→ **Problem description**
Exactly reproduce the lines that run from the one containing "Emit a web page" through the one containing "70.1], [94.6, 76.6]];", ends included, with no pictures.

start

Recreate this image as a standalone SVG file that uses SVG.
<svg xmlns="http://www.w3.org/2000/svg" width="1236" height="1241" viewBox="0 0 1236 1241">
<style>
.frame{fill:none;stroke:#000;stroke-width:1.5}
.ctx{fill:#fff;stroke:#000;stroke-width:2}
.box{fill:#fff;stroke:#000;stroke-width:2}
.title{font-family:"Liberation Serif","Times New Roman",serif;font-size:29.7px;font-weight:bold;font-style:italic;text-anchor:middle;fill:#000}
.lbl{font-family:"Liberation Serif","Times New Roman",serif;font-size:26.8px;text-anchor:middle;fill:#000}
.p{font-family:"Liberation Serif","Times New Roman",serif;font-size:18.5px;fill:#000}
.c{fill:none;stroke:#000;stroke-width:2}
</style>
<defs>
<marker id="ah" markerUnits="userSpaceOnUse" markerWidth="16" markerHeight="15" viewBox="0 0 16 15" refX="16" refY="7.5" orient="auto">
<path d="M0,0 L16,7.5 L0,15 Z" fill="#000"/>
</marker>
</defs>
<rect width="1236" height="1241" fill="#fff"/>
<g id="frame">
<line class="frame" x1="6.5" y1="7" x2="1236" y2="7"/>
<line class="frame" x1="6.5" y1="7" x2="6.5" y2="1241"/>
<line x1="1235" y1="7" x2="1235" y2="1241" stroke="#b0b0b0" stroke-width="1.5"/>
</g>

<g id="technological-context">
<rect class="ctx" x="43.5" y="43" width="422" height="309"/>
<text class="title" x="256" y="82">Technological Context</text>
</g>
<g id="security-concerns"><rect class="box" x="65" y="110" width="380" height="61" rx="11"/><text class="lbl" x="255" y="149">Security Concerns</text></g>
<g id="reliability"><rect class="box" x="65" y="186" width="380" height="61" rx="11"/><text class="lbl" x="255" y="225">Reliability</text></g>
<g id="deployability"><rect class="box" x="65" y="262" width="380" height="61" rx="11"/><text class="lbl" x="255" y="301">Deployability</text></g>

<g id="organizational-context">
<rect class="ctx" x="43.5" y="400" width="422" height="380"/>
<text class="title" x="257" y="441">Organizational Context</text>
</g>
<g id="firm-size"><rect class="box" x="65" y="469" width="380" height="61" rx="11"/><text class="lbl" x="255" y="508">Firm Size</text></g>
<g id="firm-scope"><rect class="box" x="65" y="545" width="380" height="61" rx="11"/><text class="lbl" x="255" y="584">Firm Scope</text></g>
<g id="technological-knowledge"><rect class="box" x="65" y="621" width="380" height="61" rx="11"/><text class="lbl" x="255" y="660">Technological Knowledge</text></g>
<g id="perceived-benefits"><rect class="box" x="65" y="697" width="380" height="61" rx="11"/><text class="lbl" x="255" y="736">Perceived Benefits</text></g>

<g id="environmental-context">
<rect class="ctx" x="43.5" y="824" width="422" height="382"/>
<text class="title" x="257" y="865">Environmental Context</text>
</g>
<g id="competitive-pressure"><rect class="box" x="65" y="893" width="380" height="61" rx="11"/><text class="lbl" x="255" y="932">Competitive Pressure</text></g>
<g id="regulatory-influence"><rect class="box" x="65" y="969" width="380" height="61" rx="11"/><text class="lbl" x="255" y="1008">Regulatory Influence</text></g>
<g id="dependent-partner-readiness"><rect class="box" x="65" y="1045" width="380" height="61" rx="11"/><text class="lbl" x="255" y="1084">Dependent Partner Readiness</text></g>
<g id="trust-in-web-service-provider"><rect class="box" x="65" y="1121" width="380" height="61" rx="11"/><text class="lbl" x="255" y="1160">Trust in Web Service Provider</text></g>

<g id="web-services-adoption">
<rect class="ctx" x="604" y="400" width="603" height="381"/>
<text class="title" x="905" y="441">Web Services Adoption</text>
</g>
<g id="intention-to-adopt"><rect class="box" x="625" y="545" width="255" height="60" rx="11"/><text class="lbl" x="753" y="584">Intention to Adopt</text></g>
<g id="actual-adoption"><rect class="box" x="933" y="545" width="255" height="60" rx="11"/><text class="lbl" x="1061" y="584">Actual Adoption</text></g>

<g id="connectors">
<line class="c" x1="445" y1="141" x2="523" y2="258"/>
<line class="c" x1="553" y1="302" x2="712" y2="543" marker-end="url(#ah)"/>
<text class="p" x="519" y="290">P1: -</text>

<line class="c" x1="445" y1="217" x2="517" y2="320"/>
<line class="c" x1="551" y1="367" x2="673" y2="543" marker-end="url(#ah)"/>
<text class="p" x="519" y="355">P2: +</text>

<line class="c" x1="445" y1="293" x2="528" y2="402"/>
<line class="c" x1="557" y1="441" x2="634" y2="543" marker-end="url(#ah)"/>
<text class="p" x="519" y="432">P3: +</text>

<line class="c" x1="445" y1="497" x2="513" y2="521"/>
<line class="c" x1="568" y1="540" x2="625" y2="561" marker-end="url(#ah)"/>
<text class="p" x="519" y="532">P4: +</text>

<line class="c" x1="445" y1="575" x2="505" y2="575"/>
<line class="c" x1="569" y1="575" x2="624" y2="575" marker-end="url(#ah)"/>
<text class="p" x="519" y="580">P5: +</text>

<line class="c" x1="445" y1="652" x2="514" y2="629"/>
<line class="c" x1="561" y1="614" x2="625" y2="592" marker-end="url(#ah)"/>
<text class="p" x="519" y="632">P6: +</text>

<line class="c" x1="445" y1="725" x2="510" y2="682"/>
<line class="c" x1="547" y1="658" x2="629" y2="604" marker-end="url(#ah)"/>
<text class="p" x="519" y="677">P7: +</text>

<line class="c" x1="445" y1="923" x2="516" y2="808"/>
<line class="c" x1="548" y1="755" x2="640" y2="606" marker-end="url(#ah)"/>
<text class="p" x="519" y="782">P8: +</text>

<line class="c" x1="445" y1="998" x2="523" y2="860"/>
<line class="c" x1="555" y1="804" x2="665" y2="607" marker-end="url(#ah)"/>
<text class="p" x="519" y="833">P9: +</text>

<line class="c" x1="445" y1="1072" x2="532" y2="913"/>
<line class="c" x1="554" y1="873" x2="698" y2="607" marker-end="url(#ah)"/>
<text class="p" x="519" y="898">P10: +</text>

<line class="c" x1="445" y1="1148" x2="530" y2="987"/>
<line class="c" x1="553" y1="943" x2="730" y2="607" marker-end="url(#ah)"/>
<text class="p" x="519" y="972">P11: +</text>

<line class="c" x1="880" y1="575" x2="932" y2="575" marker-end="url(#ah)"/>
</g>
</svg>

end
start

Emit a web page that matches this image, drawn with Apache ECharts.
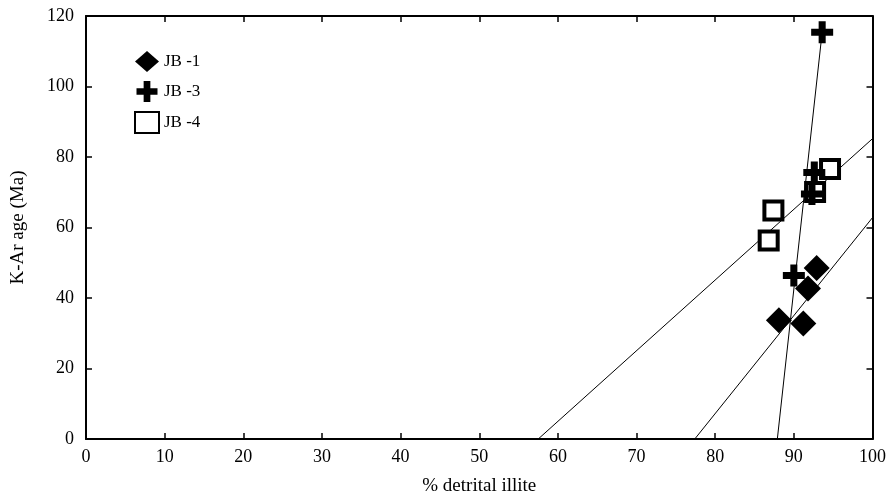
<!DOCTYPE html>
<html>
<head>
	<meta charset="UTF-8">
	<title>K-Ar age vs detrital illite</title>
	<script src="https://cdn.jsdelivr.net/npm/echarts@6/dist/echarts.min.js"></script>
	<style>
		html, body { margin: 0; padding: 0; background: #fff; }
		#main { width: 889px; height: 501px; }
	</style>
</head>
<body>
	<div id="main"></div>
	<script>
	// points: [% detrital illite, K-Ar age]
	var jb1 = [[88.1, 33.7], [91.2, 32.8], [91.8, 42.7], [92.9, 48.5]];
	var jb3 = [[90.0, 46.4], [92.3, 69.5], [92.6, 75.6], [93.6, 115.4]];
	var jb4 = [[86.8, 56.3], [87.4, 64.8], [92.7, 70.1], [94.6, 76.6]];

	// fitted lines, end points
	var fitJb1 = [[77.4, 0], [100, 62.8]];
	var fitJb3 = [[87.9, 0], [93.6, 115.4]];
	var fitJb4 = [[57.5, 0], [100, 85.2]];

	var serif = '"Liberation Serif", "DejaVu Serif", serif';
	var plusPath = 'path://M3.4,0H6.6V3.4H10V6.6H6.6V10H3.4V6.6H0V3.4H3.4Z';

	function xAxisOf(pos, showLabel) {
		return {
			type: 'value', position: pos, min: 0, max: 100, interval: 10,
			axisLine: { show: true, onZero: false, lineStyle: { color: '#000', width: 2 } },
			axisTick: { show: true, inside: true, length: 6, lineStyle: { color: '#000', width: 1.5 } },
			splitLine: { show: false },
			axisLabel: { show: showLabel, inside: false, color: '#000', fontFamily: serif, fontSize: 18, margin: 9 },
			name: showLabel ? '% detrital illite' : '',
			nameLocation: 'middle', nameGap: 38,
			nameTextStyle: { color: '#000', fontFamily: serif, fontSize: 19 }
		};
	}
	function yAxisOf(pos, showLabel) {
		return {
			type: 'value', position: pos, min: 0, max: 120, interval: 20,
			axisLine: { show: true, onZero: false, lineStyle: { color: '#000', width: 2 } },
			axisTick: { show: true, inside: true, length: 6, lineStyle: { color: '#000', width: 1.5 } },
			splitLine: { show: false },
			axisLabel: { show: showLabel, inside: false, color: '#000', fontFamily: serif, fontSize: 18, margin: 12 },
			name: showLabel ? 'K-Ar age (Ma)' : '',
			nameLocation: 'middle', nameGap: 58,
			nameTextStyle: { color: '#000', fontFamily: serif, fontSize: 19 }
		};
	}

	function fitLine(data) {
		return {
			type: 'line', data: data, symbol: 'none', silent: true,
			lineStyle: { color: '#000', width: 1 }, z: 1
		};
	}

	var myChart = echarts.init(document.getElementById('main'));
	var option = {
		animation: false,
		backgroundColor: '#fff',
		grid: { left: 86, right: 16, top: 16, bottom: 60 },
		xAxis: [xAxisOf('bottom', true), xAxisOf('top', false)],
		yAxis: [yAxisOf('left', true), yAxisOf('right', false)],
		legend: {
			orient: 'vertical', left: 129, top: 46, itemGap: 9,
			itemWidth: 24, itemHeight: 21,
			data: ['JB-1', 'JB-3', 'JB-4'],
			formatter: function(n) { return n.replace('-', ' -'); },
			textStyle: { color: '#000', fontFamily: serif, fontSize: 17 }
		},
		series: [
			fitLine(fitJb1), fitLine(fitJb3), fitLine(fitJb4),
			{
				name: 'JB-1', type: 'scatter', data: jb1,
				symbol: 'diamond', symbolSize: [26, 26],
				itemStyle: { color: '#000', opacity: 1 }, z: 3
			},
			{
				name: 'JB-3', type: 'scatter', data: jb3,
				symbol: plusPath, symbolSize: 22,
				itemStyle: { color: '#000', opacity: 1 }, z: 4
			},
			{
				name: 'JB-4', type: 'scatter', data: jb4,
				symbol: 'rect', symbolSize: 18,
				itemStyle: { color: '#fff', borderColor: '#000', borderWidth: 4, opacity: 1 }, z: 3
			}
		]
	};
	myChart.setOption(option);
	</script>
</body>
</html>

end

→ **Finished task**
Emit a web page that matches this image, drawn with Apache ECharts.
<!DOCTYPE html>
<html>
<head>
	<meta charset="UTF-8">
	<title>K-Ar age vs detrital illite</title>
	<script src="https://cdn.jsdelivr.net/npm/echarts@6/dist/echarts.min.js"></script>
	<style>
		html, body { margin: 0; padding: 0; background: #fff; }
		#main { width: 889px; height: 501px; }
	</style>
</head>
<body>
	<div id="main"></div>
	<script>
	// points: [% detrital illite, K-Ar age]
	var jb1 = [[88.1, 33.7], [91.2, 32.8], [91.8, 42.7], [92.9, 48.5]];
	var jb3 = [[90.0, 46.4], [92.3, 69.5], [92.6, 75.6], [93.6, 115.4]];
	var jb4 = [[86.8, 56.3], [87.4, 64.8], [92.7, 70.1], [94.6, 76.6]];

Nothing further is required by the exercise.